We calculate the table for assets already, let’s do this also for debt.

T	Decision LEFT	Impurity LEFT	Decision RIGHT	Impurity RIGHT	AVG
0	DEFAULT	0%	OK	43%	21%
2000	DEFAULT	0%	OK	33%	16%
——————	——————	——————	——————	——————	——————
3000	DEFAULT	0%	OK	20%	10%
——————	——————	——————	——————	——————	——————
4000	DEFAULT	25%	OK	25%	25%
5000	DEFAULT	50%	OK	50%	50%
8000	DEFAULT	43%	OK	0%	21%

Average Impurity for Assets column

T	Decision LEFT	Impurity LEFT	Decision RIGHT	Impurity RIGHT	AVG
500	OK	0%	DEFAULT	43%	21%
1000	OK	33%	DEFAULT	0%	16%
2000	OK	43%	DEFAULT	0%	21%

Average Impurity for Debt column

We can observe that the “debt” feature is not as useful for making the split as the “assets” feature. The best split overall remains the same as before: “ASSETS > 3000.” If we were working with three features, we would have another group in the table with another set of rows and another variable to consider.
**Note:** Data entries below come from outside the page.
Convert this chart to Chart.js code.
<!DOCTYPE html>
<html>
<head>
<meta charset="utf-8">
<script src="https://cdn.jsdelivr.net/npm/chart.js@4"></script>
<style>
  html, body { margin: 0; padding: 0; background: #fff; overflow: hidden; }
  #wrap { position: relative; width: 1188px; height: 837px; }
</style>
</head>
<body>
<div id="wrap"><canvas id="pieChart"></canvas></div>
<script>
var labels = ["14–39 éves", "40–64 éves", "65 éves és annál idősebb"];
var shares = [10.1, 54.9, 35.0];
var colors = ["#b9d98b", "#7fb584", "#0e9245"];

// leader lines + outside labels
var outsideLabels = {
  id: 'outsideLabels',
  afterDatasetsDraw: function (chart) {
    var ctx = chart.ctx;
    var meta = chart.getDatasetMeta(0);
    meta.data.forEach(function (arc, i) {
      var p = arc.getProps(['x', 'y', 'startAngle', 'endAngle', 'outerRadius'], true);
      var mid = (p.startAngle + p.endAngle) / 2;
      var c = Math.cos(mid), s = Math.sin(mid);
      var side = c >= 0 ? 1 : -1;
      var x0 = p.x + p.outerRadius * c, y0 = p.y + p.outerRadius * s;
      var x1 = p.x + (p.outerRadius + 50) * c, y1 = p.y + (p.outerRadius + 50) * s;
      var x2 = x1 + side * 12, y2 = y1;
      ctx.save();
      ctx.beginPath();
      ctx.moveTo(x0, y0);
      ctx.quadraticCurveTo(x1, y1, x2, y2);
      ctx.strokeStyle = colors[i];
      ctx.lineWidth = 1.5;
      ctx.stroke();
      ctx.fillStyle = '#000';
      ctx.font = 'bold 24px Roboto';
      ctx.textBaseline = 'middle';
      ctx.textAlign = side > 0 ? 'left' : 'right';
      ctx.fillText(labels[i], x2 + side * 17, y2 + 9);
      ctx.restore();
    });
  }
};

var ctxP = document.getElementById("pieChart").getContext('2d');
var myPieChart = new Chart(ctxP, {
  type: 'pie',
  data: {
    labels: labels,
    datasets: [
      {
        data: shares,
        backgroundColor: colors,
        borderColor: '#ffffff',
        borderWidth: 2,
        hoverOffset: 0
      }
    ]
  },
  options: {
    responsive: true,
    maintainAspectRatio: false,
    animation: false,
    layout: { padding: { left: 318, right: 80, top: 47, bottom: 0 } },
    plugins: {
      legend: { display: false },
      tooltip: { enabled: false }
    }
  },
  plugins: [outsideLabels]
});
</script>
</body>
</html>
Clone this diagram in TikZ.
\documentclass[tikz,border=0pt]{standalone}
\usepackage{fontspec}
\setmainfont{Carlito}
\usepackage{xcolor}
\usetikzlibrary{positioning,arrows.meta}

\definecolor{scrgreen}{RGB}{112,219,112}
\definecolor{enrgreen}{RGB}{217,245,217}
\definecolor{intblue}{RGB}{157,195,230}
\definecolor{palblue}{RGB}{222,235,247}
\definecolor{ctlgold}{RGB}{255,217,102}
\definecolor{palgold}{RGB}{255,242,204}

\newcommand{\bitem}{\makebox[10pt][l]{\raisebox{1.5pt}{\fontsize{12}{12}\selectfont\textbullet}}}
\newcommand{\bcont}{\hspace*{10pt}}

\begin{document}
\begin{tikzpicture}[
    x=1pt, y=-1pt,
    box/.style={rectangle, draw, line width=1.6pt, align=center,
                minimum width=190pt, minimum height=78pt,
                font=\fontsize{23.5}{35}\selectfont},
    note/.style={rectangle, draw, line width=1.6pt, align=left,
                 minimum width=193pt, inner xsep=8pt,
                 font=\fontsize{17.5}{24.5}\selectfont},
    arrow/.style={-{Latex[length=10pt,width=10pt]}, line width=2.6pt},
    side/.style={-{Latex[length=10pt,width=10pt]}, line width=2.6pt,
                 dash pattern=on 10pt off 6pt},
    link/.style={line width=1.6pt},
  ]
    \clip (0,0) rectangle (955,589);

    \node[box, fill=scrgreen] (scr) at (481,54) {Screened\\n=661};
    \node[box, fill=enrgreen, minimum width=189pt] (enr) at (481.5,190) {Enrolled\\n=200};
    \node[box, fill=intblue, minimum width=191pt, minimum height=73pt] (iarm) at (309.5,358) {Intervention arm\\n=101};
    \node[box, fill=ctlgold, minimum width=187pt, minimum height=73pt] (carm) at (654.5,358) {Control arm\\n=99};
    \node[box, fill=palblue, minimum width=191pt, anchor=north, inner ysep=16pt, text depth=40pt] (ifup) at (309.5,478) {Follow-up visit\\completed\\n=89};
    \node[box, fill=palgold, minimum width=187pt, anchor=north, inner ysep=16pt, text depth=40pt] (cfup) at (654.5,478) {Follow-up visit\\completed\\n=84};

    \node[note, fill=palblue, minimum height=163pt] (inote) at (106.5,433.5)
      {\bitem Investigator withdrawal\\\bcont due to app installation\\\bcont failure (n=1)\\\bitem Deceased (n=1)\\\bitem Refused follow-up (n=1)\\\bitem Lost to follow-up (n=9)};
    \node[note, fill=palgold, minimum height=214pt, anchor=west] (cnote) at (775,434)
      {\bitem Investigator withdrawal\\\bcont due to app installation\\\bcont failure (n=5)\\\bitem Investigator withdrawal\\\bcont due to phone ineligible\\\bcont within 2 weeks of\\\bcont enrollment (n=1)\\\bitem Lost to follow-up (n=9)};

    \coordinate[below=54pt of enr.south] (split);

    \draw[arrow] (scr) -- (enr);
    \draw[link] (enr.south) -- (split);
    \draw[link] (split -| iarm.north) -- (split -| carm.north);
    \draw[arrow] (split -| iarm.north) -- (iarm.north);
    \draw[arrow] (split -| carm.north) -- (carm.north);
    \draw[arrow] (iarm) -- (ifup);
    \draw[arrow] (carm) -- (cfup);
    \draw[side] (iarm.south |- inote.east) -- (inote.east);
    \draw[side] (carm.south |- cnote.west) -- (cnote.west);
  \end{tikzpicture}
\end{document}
Finding the best split algorithm for multiple features

FOR each feature in FEATURES:
    FIND all thresholds for the feature
    FOR each threshold in thresholds:
        SPLIT the dataset using "feature > threshold" condition
        COMPUTE the impurity of this split
SELECT the condition with the LOWEST IMPURITY

We may need to establish some stopping criteria. This is because we apply recursive splitting, but how do we determine when to stop?

Stopping Criteria

To determine when to halt the recursive splitting process, it is essential to define stopping criteria. These criteria are vital for preventing overfitting and ensuring that the tree-building process concludes when specific conditions are satisfied. In the next article, when we discuss parameter tuning, we will delve into common stopping criteria for decision trees. Selecting the right stopping criteria is crucial as it depends on the dataset and the problem we are addressing. By adhering to these criteria, we can achieve a balance between model complexity and generalization. These criteria can be integrated into the decision tree algorithm to determine when to cease recursive splitting.

The most common stopping criteria are:

The group is already pure:
If a node is pure, meaning all samples in that node belong to the same class, further splitting is unnecessary as it won’t provide any additional information.
The tree reached depth limit (controlled by max_depth):
Limiting the depth of the tree helps control overfitting and ensures that the tree doesn’t become too complex.
The group is too small for further splitting (controlled by min_samples_leaf):
Restricting splitting when the number of samples in a node falls below a certain threshold helps prevent overfitting and results in smaller, more interpretable trees.

When we use these criteria, we enforce simplicity in our model, thereby preventing overfitting. Let’s summarize the decision tree learning algorithm.